RAW DATA:
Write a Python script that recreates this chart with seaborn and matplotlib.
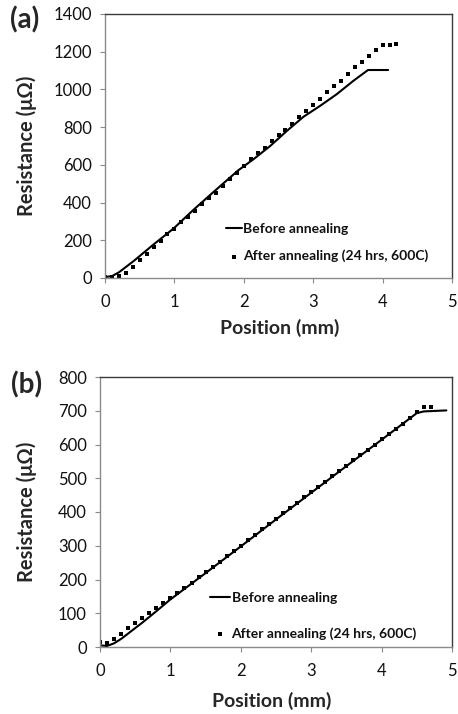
import matplotlib
matplotlib.use("Agg")
import matplotlib.pyplot as plt
import numpy as np
import pandas as pd
import seaborn as sns

# ---------------- data ----------------
# Panel (a)
a_before_x = [0, 0.1, 0.2, 0.41, 0.70, 0.99, 1.27, 1.56, 1.92, 2.14, 2.38, 2.62, 2.86, 3.10, 3.34, 3.58, 3.79, 4.08]
a_before_y = [5, 10, 30, 89, 178, 263, 360, 455, 571, 630, 700, 780, 855, 913, 975, 1046, 1103, 1103]

a_after_x = [0.0, 0.1, 0.2, 0.3, 0.4, 0.5, 0.6, 0.7, 0.8, 0.9, 1.0, 1.1, 1.2, 1.3, 1.4, 1.5, 1.6, 1.7,
             1.8, 1.9, 2.0, 2.1, 2.2, 2.3, 2.4, 2.5, 2.6, 2.7, 2.8, 2.9, 3.0, 3.1, 3.2, 3.3, 3.4, 3.5,
             3.6, 3.7, 3.8, 3.9, 4.0, 4.1, 4.2]
a_after_y = [5, 5, 8, 27, 57, 94, 128, 163, 195, 231, 261, 296, 324, 355, 390, 422, 452, 488,
             526, 556, 594, 633, 661, 691, 727, 757, 786, 819, 855, 887, 919, 950, 984, 1016, 1046, 1082,
             1117, 1147, 1179, 1211, 1238, 1238, 1241]

# Panel (b)
b_before_x = [0, 0.1, 0.2, 0.3, 0.4, 0.5, 0.6, 0.8, 1.0, 1.5, 2.0, 2.5, 3.0, 3.5, 4.0, 4.5, 4.6, 4.92]
b_before_y = [5, 3, 11, 24, 40, 56, 72, 106, 141, 219, 298, 378, 457, 536, 614, 693, 698, 701]

b_after_x = [0.0, 0.1, 0.2, 0.3, 0.4, 0.5, 0.6, 0.7, 0.8, 0.9, 1.0, 1.1, 1.2, 1.3, 1.4, 1.5, 1.6, 1.7,
             1.8, 1.9, 2.0, 2.1, 2.2, 2.3, 2.4, 2.5, 2.6, 2.7, 2.8, 2.9, 3.0, 3.1, 3.2, 3.3, 3.4, 3.5,
             3.6, 3.7, 3.8, 3.9, 4.0, 4.1, 4.2, 4.3, 4.4, 4.5, 4.6, 4.7]
b_after_y = [15, 13, 25, 40, 55, 70, 86, 101, 116, 131, 146, 160, 176, 191, 206, 222, 237, 252,
             269, 285, 300, 317, 333, 349, 364, 380, 396, 412, 427, 443, 459, 474, 490, 506, 521, 537,
             553, 568, 584, 600, 615, 631, 647, 662, 678, 695, 712, 712]

label_before = "Before annealing"
label_after = "After annealing (24 hrs, 600C)"
x_label = "Position (mm)"
y_label = "Resistance (\u03bc\u03a9)"
a_yticks = [0, 200, 400, 600, 800, 1000, 1200, 1400]
b_yticks = [0, 100, 200, 300, 400, 500, 600, 700, 800]
x_ticks = [0, 1, 2, 3, 4, 5]

# ---------------- style ----------------
sns.set_theme(style="white")
plt.rcParams["font.family"] = ["Lato", "DejaVu Sans"]

W, H = 458, 714
fig = plt.figure(figsize=(W / 100, H / 100), dpi=100)


def px_axes(left, right, top, bottom):
    return [left / W, 1 - bottom / H, (right - left) / W, (bottom - top) / H]


ax1 = fig.add_axes(px_axes(105, 452, 14, 278))
ax2 = fig.add_axes(px_axes(100, 452, 377, 647))


def draw(ax, bx, by, ax_x, ax_y, yticks, ymax, leg_anchor, labelspacing, xlab_pos, ylab_pos, handlelength):
    dfb = pd.DataFrame({"x": bx, "y": by})
    dfa = pd.DataFrame({"x": ax_x, "y": ax_y})
    sns.lineplot(data=dfb, x="x", y="y", ax=ax, color="black", linewidth=1.5,
                 label=label_before, sort=False, estimator=None)
    sns.scatterplot(data=dfa, x="x", y="y", ax=ax, color="black", marker="s",
                    s=10, linewidth=0, label=label_after)
    ax.set_xlim(0, 5)
    ax.set_ylim(0, ymax)
    ax.set_xticks(x_ticks)
    ax.set_yticks(yticks)
    ax.set_xticklabels([str(t) for t in x_ticks])
    ax.set_yticklabels([str(t) for t in yticks])
    ax.tick_params(axis="both", direction="out", length=3.6, width=0.8, color="#8a8a8a",
                   labelsize=12, labelcolor="#111111", left=True, bottom=True)
    ax.tick_params(axis="y", pad=6)
    ax.tick_params(axis="x", pad=8)
    for side in ["left", "bottom"]:
        ax.spines[side].set_color("#8a8a8a")
        ax.spines[side].set_linewidth(1.0)
    for side in ["top", "right"]:
        ax.spines[side].set_color("#3a3a3a")
        ax.spines[side].set_linewidth(1.0)
        ax.spines[side].set_visible(True)
    ax.set_xlabel(x_label, fontsize=14, fontweight="bold", va="center", ha="center")
    ax.set_ylabel(y_label, fontsize=14.5, fontweight="bold", va="center", ha="center")
    ax.xaxis.set_label_coords(*xlab_pos)
    ax.yaxis.set_label_coords(*ylab_pos)
    leg = ax.legend(loc="center left", bbox_to_anchor=leg_anchor, frameon=False,
                    handlelength=handlelength, handletextpad=0.1,
                    labelspacing=labelspacing, borderpad=0, borderaxespad=0,
                    prop={"weight": "bold", "size": 10})
    for t in leg.get_texts():
        t.set_color("#111111")


draw(ax1, a_before_x, a_before_y, a_after_x, a_after_y, a_yticks, 1400,
     ((226 - 105) / 347, (278 - 242.5) / 264), 1.1,
     (0.504, (278 - 328) / 264), ((27 - 105) / 347, 0.5), 1.15)
draw(ax2, b_before_x, b_before_y, b_after_x, b_after_y, b_yticks, 800,
     ((210 - 100) / 352, (647 - 616) / 270), 1.7,
     (0.489, (647 - 701) / 270), ((27 - 100) / 352, 0.5), 1.45)

fig.text(25 / W, 1 - 20 / H, "(a)", fontsize=20, fontweight="bold", ha="center", va="center")
fig.text(27 / W, 1 - 385 / H, "(b)", fontsize=20, fontweight="bold", ha="center", va="center")

fig.savefig("out.png", dpi=100)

AIM: Leave out the pictures and reproduce the rest of the listing exactly.

FINISHED TASK:
Write a Python script that recreates this chart with seaborn and matplotlib.
import matplotlib
matplotlib.use("Agg")
import matplotlib.pyplot as plt
import numpy as np
import pandas as pd
import seaborn as sns

# ---------------- data ----------------
# Panel (a)
a_before_x = [0, 0.1, 0.2, 0.41, 0.70, 0.99, 1.27, 1.56, 1.92, 2.14, 2.38, 2.62, 2.86, 3.10, 3.34, 3.58, 3.79, 4.08]
a_before_y = [5, 10, 30, 89, 178, 263, 360, 455, 571, 630, 700, 780, 855, 913, 975, 1046, 1103, 1103]

a_after_x = [0.0, 0.1, 0.2, 0.3, 0.4, 0.5, 0.6, 0.7, 0.8, 0.9, 1.0, 1.1, 1.2, 1.3, 1.4, 1.5, 1.6, 1.7,
             1.8, 1.9, 2.0, 2.1, 2.2, 2.3, 2.4, 2.5, 2.6, 2.7, 2.8, 2.9, 3.0, 3.1, 3.2, 3.3, 3.4, 3.5,
             3.6, 3.7, 3.8, 3.9, 4.0, 4.1, 4.2]
a_after_y = [5, 5, 8, 27, 57, 94, 128, 163, 195, 231, 261, 296, 324, 355, 390, 422, 452, 488,
             526, 556, 594, 633, 661, 691, 727, 757, 786, 819, 855, 887, 919, 950, 984, 1016, 1046, 1082,
             1117, 1147, 1179, 1211, 1238, 1238, 1241]

# Panel (b)
b_before_x = [0, 0.1, 0.2, 0.3, 0.4, 0.5, 0.6, 0.8, 1.0, 1.5, 2.0, 2.5, 3.0, 3.5, 4.0, 4.5, 4.6, 4.92]
b_before_y = [5, 3, 11, 24, 40, 56, 72, 106, 141, 219, 298, 378, 457, 536, 614, 693, 698, 701]

b_after_x = [0.0, 0.1, 0.2, 0.3, 0.4, 0.5, 0.6, 0.7, 0.8, 0.9, 1.0, 1.1, 1.2, 1.3, 1.4, 1.5, 1.6, 1.7,
             1.8, 1.9, 2.0, 2.1, 2.2, 2.3, 2.4, 2.5, 2.6, 2.7, 2.8, 2.9, 3.0, 3.1, 3.2, 3.3, 3.4, 3.5,
             3.6, 3.7, 3.8, 3.9, 4.0, 4.1, 4.2, 4.3, 4.4, 4.5, 4.6, 4.7]
b_after_y = [15, 13, 25, 40, 55, 70, 86, 101, 116, 131, 146, 160, 176, 191, 206, 222, 237, 252,
             269, 285, 300, 317, 333, 349, 364, 380, 396, 412, 427, 443, 459, 474, 490, 506, 521, 537,
             553, 568, 584, 600, 615, 631, 647, 662, 678, 695, 712, 712]

label_before = "Before annealing"
label_after = "After annealing (24 hrs, 600C)"
x_label = "Position (mm)"
y_label = "Resistance (\u03bc\u03a9)"
a_yticks = [0, 200, 400, 600, 800, 1000, 1200, 1400]
b_yticks = [0, 100, 200, 300, 400, 500, 600, 700, 800]
x_ticks = [0, 1, 2, 3, 4, 5]

# ---------------- style ----------------
sns.set_theme(style="white")
plt.rcParams["font.family"] = ["Lato", "DejaVu Sans"]

W, H = 458, 714
fig = plt.figure(figsize=(W / 100, H / 100), dpi=100)


def px_axes(left, right, top, bottom):
    return [left / W, 1 - bottom / H, (right - left) / W, (bottom - top) / H]


ax1 = fig.add_axes(px_axes(105, 452, 14, 278))
ax2 = fig.add_axes(px_axes(100, 452, 377, 647))


def draw(ax, bx, by, ax_x, ax_y, yticks, ymax, leg_anchor, labelspacing, xlab_pos, ylab_pos, handlelength):
    dfb = pd.DataFrame({"x": bx, "y": by})
    dfa = pd.DataFrame({"x": ax_x, "y": ax_y})
    sns.lineplot(data=dfb, x="x", y="y", ax=ax, color="black", linewidth=1.5,
                 label=label_before, sort=False, estimator=None)
    sns.scatterplot(data=dfa, x="x", y="y", ax=ax, color="black", marker="s",
                    s=10, linewidth=0, label=label_after)
    ax.set_xlim(0, 5)
    ax.set_ylim(0, ymax)
    ax.set_xticks(x_ticks)
    ax.set_yticks(yticks)
    ax.set_xticklabels([str(t) for t in x_ticks])
    ax.set_yticklabels([str(t) for t in yticks])
    ax.tick_params(axis="both", direction="out", length=3.6, width=0.8, color="#8a8a8a",
                   labelsize=12, labelcolor="#111111", left=True, bottom=True)
    ax.tick_params(axis="y", pad=6)
    ax.tick_params(axis="x", pad=8)
    for side in ["left", "bottom"]:
        ax.spines[side].set_color("#8a8a8a")
        ax.spines[side].set_linewidth(1.0)
    for side in ["top", "right"]:
        ax.spines[side].set_color("#3a3a3a")
        ax.spines[side].set_linewidth(1.0)
        ax.spines[side].set_visible(True)
    ax.set_xlabel(x_label, fontsize=14, fontweight="bold", va="center", ha="center")
    ax.set_ylabel(y_label, fontsize=14.5, fontweight="bold", va="center", ha="center")
    ax.xaxis.set_label_coords(*xlab_pos)
    ax.yaxis.set_label_coords(*ylab_pos)
    leg = ax.legend(loc="center left", bbox_to_anchor=leg_anchor, frameon=False,
                    handlelength=handlelength, handletextpad=0.1,
                    labelspacing=labelspacing, borderpad=0, borderaxespad=0,
                    prop={"weight": "bold", "size": 10})
    for t in leg.get_texts():
        t.set_color("#111111")


draw(ax1, a_before_x, a_before_y, a_after_x, a_after_y, a_yticks, 1400,
     ((226 - 105) / 347, (278 - 242.5) / 264), 1.1,
     (0.504, (278 - 328) / 264), ((27 - 105) / 347, 0.5), 1.15)
draw(ax2, b_before_x, b_before_y, b_after_x, b_after_y, b_yticks, 800,
     ((210 - 100) / 352, (647 - 616) / 270), 1.7,
     (0.489, (647 - 701) / 270), ((27 - 100) / 352, 0.5), 1.45)

fig.text(25 / W, 1 - 20 / H, "(a)", fontsize=20, fontweight="bold", ha="center", va="center")
fig.text(27 / W, 1 - 385 / H, "(b)", fontsize=20, fontweight="bold", ha="center", va="center")

fig.savefig("out.png", dpi=100)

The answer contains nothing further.